17/07/2002 - 10:00
Desde que se entende por gente, o ser humano sonha com a eternidade. Há cinco mil anos, os egípcios criaram técnicas de embalsamamento para mumificar seus mortos e os enclausurar em pirâmides, com suas riquezas, apostando na existência de outra vida no vale das almas. Com o passar dos séculos e os avanços da ciência, a certeza da finitude não mudou, assim como permanece atual
o desejo humano de brincar de Deus. Há 30 anos, uma empresa americana inventou a versão futurista das múmias egípcias, a suspensão criogênica. O nome deriva da criogenia, parte da física que estuda os condutores de energia em baixa temperatura.
A idéia é manter o corpo no freezer para ressuscitá-lo no futuro,
quando a medicina descobrir a cura do mal que lhe tirou a vida. O descongelamento nunca foi testado em humanos e não há garantia de que vá funcionar. Mesmo assim, só nos Estados Unidos, cerca de
130 cadáveres estão guardados em cápsulas de aço, de cabeça
para baixo e imersos em nitrogênio, a uma temperatura de -196o C. Outras mil pessoas estão na lista de espera e se dispõem a ser congeladas logo que morrerem.
O sonho de ser preservado para ressuscitar no futuro é o elo em comum entre o desenhista Walt Disney, o ator Peter Sellers, o boxeador Muhammad Ali e o lendário jogador de beisebol Ted Williams, morto na sexta-feira 5. O único dessa galeria a realizar seu desejo deve ser Williams, cujo corpo será congelado pela empresa Alcor, embora esteja em curso uma polêmica familiar sobre o seu destino, uma vez que a vontade do jogador foi verbalizada aos amigos e filhos, mas não está expressa em seu testamento.

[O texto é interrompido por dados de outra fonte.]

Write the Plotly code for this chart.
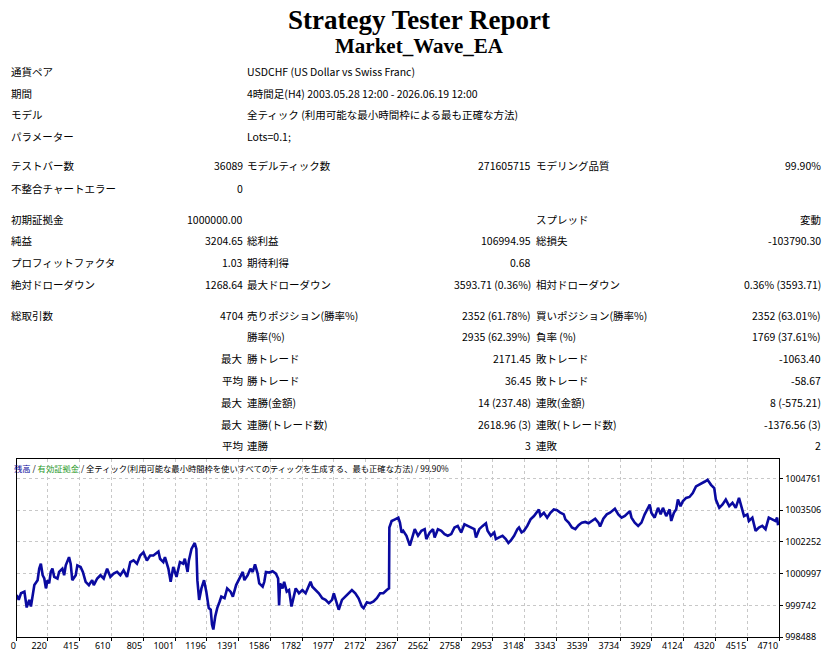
import plotly.graph_objects as go

W, H = 832, 664

# ---- report header ----
title_main = "Strategy Tester Report"
title_ea = "Market_Wave_EA"

info_labels = ["通貨ペア", "期間", "モデル", "パラメーター"]
info_values = [
    "USDCHF (US Dollar vs Swiss Franc)",
    "4時間足(H4) 2003.05.28 12:00 - 2026.06.19 12:00",
    "全ティック (利用可能な最小時間枠による最も正確な方法)",
    "Lots=0.1;",
]

# ---- statistics table (6 cells per row) ----
stat_rows = [
    ["テストバー数", "36089", "モデルティック数", "271605715", "モデリング品質", "99.90%"],
    ["不整合チャートエラー", "0", "", "", "", ""],
    ["初期証拠金", "1000000.00", "", "", "スプレッド", "変動"],
    ["純益", "3204.65", "総利益", "106994.95", "総損失", "-103790.30"],
    ["プロフィットファクタ", "1.03", "期待利得", "0.68", "", ""],
    ["絶対ドローダウン", "1268.64", "最大ドローダウン", "3593.71 (0.36%)", "相対ドローダウン", "0.36% (3593.71)"],
    ["総取引数", "4704", "売りポジション(勝率%)", "2352 (61.78%)", "買いポジション(勝率%)", "2352 (63.01%)"],
    ["", "", "勝率(%)", "2935 (62.39%)", "負率 (%)", "1769 (37.61%)"],
    ["", "最大", "勝トレード", "2171.45", "敗トレード", "-1063.40"],
    ["", "平均", "勝トレード", "36.45", "敗トレード", "-58.67"],
    ["", "最大", "連勝(金額)", "14 (237.48)", "連敗(金額)", "8 (-575.21)"],
    ["", "最大", "連勝(トレード数)", "2618.96 (3)", "連敗(トレード数)", "-1376.56 (3)"],
    ["", "平均", "連勝", "3", "連敗", "2"],
]

# ---- balance curve (trade number, balance) ----
trade_no = [
    29, 41, 55, 76, 90, 106, 116, 127, 137, 157, 167, 177, 188, 198, 208, 218, 228, 238, 248, 259,
    279, 289, 309, 320, 330, 350, 360, 370, 391, 401, 421, 435, 452, 472, 492, 502, 523, 543, 563, 584,
    604, 624, 645, 665, 685, 706, 726, 746, 767, 787, 807, 828, 848, 868, 899, 909, 929, 939, 960, 974,
    990, 1010, 1021, 1031, 1051, 1061, 1078, 1086, 1102, 1112, 1122, 1132, 1138, 1149, 1163, 1179, 1193, 1208, 1220, 1228,
    1236, 1248, 1260, 1275, 1285, 1305, 1321, 1342, 1356, 1376, 1397, 1417, 1427, 1447, 1464, 1478, 1492, 1508, 1518, 1539,
    1549, 1559, 1579, 1600, 1620, 1634, 1640, 1646, 1661, 1671, 1687, 1701, 1716, 1728, 1742, 1762, 1783, 1803, 1817, 1833,
    1844, 1864, 1884, 1905, 1925, 1945, 1965, 1976, 1990, 2006, 2026, 2047, 2067, 2087, 2108, 2128, 2148, 2159, 2179, 2199,
    2220, 2240, 2260, 2280, 2301, 2315, 2317, 2331, 2352, 2372, 2382, 2392, 2402, 2422, 2443, 2453, 2473, 2493, 2514, 2534,
    2544, 2565, 2585, 2595, 2615, 2636, 2656, 2676, 2697, 2717, 2737, 2758, 2778, 2798, 2819, 2839, 2849, 2869, 2890, 2910,
    2920, 2940, 2961, 2971, 2991, 3012, 3032, 3048, 3062, 3083, 3103, 3113, 3129, 3144, 3164, 3184, 3205, 3225, 3235, 3245,
    3266, 3286, 3306, 3327, 3347, 3367, 3388, 3398, 3418, 3438, 3459, 3479, 3499, 3520, 3540, 3560, 3581, 3601, 3611, 3631,
    3652, 3672, 3702, 3723, 3743, 3763, 3784, 3794, 3804, 3824, 3845, 3865, 3885, 3906, 3916, 3926, 3946, 3967, 3983, 3997,
    4017, 4038, 4048, 4064, 4078, 4089, 4105, 4119, 4139, 4160, 4180, 4200, 4221, 4241, 4255, 4271, 4292, 4312, 4322, 4343,
    4363, 4383, 4404, 4424, 4444, 4464, 4485, 4495, 4515, 4525, 4546, 4566, 4586, 4607, 4627, 4647, 4668, 4688, 4698, 4704,
]
balance = [
    1000158, 999963, 1000223, 1000288, 999664, 999963, 999703, 1000158, 1000548, 1000743,
    1001198, 1001393, 1000938, 1000808, 1000418, 1000743, 1000613, 1001068, 1001198, 1000873,
    1000808, 1001068, 1001198, 1000938, 1001328, 1001653, 1001393, 1000743, 1000938, 1001328,
    1001263, 1001068, 1000678, 1000548, 1000743, 1000548, 1000808, 1000938, 1000808, 1001198,
    1000873, 1001003, 1001068, 1000938, 1001133, 1000873, 1001458, 1001523, 1001393, 1001718,
    1001848, 1001523, 1001718, 1001718, 1001874, 1001588, 1001458, 1001653, 1001198, 1000678,
    1001263, 1000873, 1001198, 1001458, 1001393, 1001588, 1001068, 1001523, 1001978, 1002108,
    1002212, 1001978, 1000743, 999963, 1000418, 1000743, 1000288, 999638, 999573, 998988,
    998793, 999313, 999638, 999898, 1000093, 1000028, 1000418, 1000288, 1000093, 1000548,
    1000808, 1001068, 1000743, 1000938, 1001198, 1001068, 1001367, 1001003, 1000613, 1000483,
    1000678, 1001068, 1001042, 1001094, 1001003, 1000808, 999742, 1000613, 1000418, 1000678,
    1000288, 1000353, 999703, 1000093, 1000418, 1000223, 1000353, 1000223, 1000418, 1000678,
    1000483, 1000353, 1000223, 1000028, 999963, 999833, 999963, 1000223, 999898, 999573,
    999963, 1000093, 1000223, 1000353, 1000223, 1000028, 999703, 999638, 999872, 999833,
    999898, 1000028, 1000223, 1000223, 1000353, 1000418, 1002823, 1003083, 1003148, 1003213,
    1003018, 1002628, 1002693, 1002498, 1002108, 1002303, 1002758, 1002498, 1002693, 1002758,
    1002368, 1002628, 1002758, 1002433, 1002758, 1002693, 1002563, 1002498, 1002563, 1002823,
    1002888, 1002628, 1002953, 1002888, 1002823, 1002758, 1002433, 1002758, 1002888, 1002992,
    1002693, 1002498, 1002628, 1002368, 1002433, 1002498, 1002368, 1002212, 1002303, 1002498,
    1002758, 1002823, 1002628, 1002693, 1002888, 1003148, 1003278, 1003473, 1003538, 1003278,
    1003408, 1003213, 1003408, 1003538, 1003512, 1003408, 1003343, 1003148, 1003018, 1002823,
    1002758, 1002914, 1003018, 1003044, 1002992, 1003083, 1003174, 1003018, 1002862, 1003174,
    1003343, 1003408, 1003564, 1003343, 1003213, 1003278, 1003408, 1003473, 1003213, 1003018,
    1002888, 1003018, 1003343, 1003603, 1003733, 1003408, 1003213, 1003603, 1003343, 1003603,
    1003278, 1003538, 1003083, 1003408, 1003538, 1003928, 1003668, 1003863, 1003993, 1004032,
    1004188, 1004448, 1004513, 1004578, 1004643, 1004708, 1004513, 1004383, 1003928, 1003603,
    1003733, 1003928, 1003668, 1003798, 1003603, 1003993, 1003538, 1003278, 1003343, 1003083,
    1003213, 1002693, 1002823, 1002888, 1002758, 1003213, 1003148, 1003083, 1003213, 1002914,
]

x_tick_labels = [0, 220, 415, 610, 805, 1001, 1196, 1391, 1586, 1782, 1977, 2172, 2367,
                 2562, 2758, 2953, 3148, 3343, 3539, 3734, 3929, 4124, 4320, 4515, 4710]
y_tick_vals = [998488, 999742, 1000997, 1002252, 1003506, 1004761]

chart_header = ("<span style='color:#0a0a9a'>残高</span> / "
                "<span style='color:#2a9a2a'>有効証拠金</span> / "
                "全ティック(利用可能な最小時間枠を使いすべてのティックを生成する、最も正確な方法) / 99.90%")

TXT_FONT = "Noto Sans CJK JP"
x_min, x_max = 30, 4712
y_min, y_max = 998488, 1005540


def fx(p):
    return p / W


def fy(p):
    return 1 - p / H


def txt(x, y, s, anchor="left", size=10.5, color="#000000", family=TXT_FONT):
    # left-anchored annotations render a few px right of their anchor, pull them back
    if anchor == "left":
        x -= 6
    return dict(x=fx(x), y=fy(y), xref="paper", yref="paper", text=s, showarrow=False,
                xanchor=anchor, yanchor="middle", borderpad=0,
                font=dict(family=family, size=size, color=color))


annotations = [
    txt(416, 20, "<b>%s</b>" % title_main, "center", 27, family="Liberation Serif"),
    txt(416, 46, "<b>%s</b>" % title_ea, "center", 21, family="Liberation Serif"),
]

info_y = [72, 94, 116, 138]
for yy, lab, val in zip(info_y, info_labels, info_values):
    annotations.append(txt(10, yy, lab))
    annotations.append(txt(248, yy, val))

stat_y = [167, 190, 221, 243, 265, 287, 318, 340, 362, 384, 406, 428, 450]
col_x = [(10, "left"), (240, "right"), (248, "left"), (530, "right"), (539, "left"), (822, "right")]
for yy, row in zip(stat_y, stat_rows):
    for (xx, anc), cell in zip(col_x, row):
        if cell:
            annotations.append(txt(xx, yy, cell, anc))

annotations.append(txt(13, 472, chart_header, size=8.3))

fig = go.Figure()
fig.add_trace(go.Scatter(
    x=trade_no, y=balance, mode="lines",
    line=dict(color="#0a0aa0", width=2.6),
    hoverinfo="skip", showlegend=False,
))

axis_font = dict(family="Noto Sans", size=9, color="#000000")
fig.update_layout(
    width=W, height=H,
    margin=dict(l=0, r=0, t=0, b=0),
    paper_bgcolor="white", plot_bgcolor="white",
    annotations=annotations,
    xaxis=dict(
        domain=[fx(11), fx(779)], range=[x_min, x_max],
        tickvals=[x_min] + x_tick_labels[1:], ticktext=[str(v) for v in x_tick_labels],
        ticklabelposition="outside left",
        showgrid=True, gridcolor="#c8c8c8", griddash="3px,3px", gridwidth=1,
        showline=True, linecolor="#000000", linewidth=1, mirror=True,
        ticks="outside", ticklen=3, tickcolor="#000000",
        tickfont=axis_font, zeroline=False,
    ),
    yaxis=dict(
        domain=[1 - 643 / H, 1 - 463 / H], range=[y_min, y_max],
        side="right", tickvals=y_tick_vals, ticktext=[str(v) for v in y_tick_vals],
        showgrid=True, gridcolor="#c8c8c8", griddash="3px,3px", gridwidth=1,
        showline=True, linecolor="#000000", linewidth=1, mirror=True,
        ticks="outside", ticklen=3, tickcolor="#000000",
        tickfont=axis_font, zeroline=False,
    ),
)

# the page has a default body margin; drop it so the figure fills the window
fig.write_html(
    "out.html",
    config={"displayModeBar": False},
    post_script="document.body.style.margin='0';document.body.style.overflow='hidden';",
)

Um único brasileiro está cadastrado na Alcor. O dermatologista paulista Valcenir Bedin, 47 anos, pagou US$ 150 de inscrição e fez um seguro de vida no valor de US$ 120 mil, que tem a companhia americana como beneficiária. “Logo mais as pessoas se perguntarão por que devem morrer se podem se manter vivas”, diz o médico. Os interessados podem optar por preservar só a cabeça, ou então o corpo inteiro, que custa entre US$ 28 mil e a bagatela de US$ 120 mil. Manter o cérebro no freezer sai por US$ 50 mil, mais taxa de transporte de US$ 20 mil, mas o seu descongelamento exigirá que a medicina já tenha descoberto uma forma de fundir a coluna vertebral à cabeça, o que os mais otimistas imaginam ser possível dentro de 100 anos. O cadáver precisa ser congelado logo após a morte cerebral. O sangue todo é retirado e em seu lugar se injetam líquidos conservantes e anticongelantes, como glicerina ou formol com cânfora, que ajudam a preservar o corpo até sua imersão no nitrogênio líquido. Três ou quatro corpos dividem uma única cápsula, que prescinde de eletricidade, pois utiliza o mesmo princípio das garrafas térmicas. “Congela-se a morte e não a vida. As células se encontram sem nenhuma coesão, uma sociedade anárquica onde não se trabalha pelo conjunto, pela vida”, adverte o médico e físico Carlos Delmonte Printes, da Universidade de São Paulo. “Além disso, por que desejar a imortalidade? É o incorrigível antropocentrismo do ser humano”, filosofa Delmonte.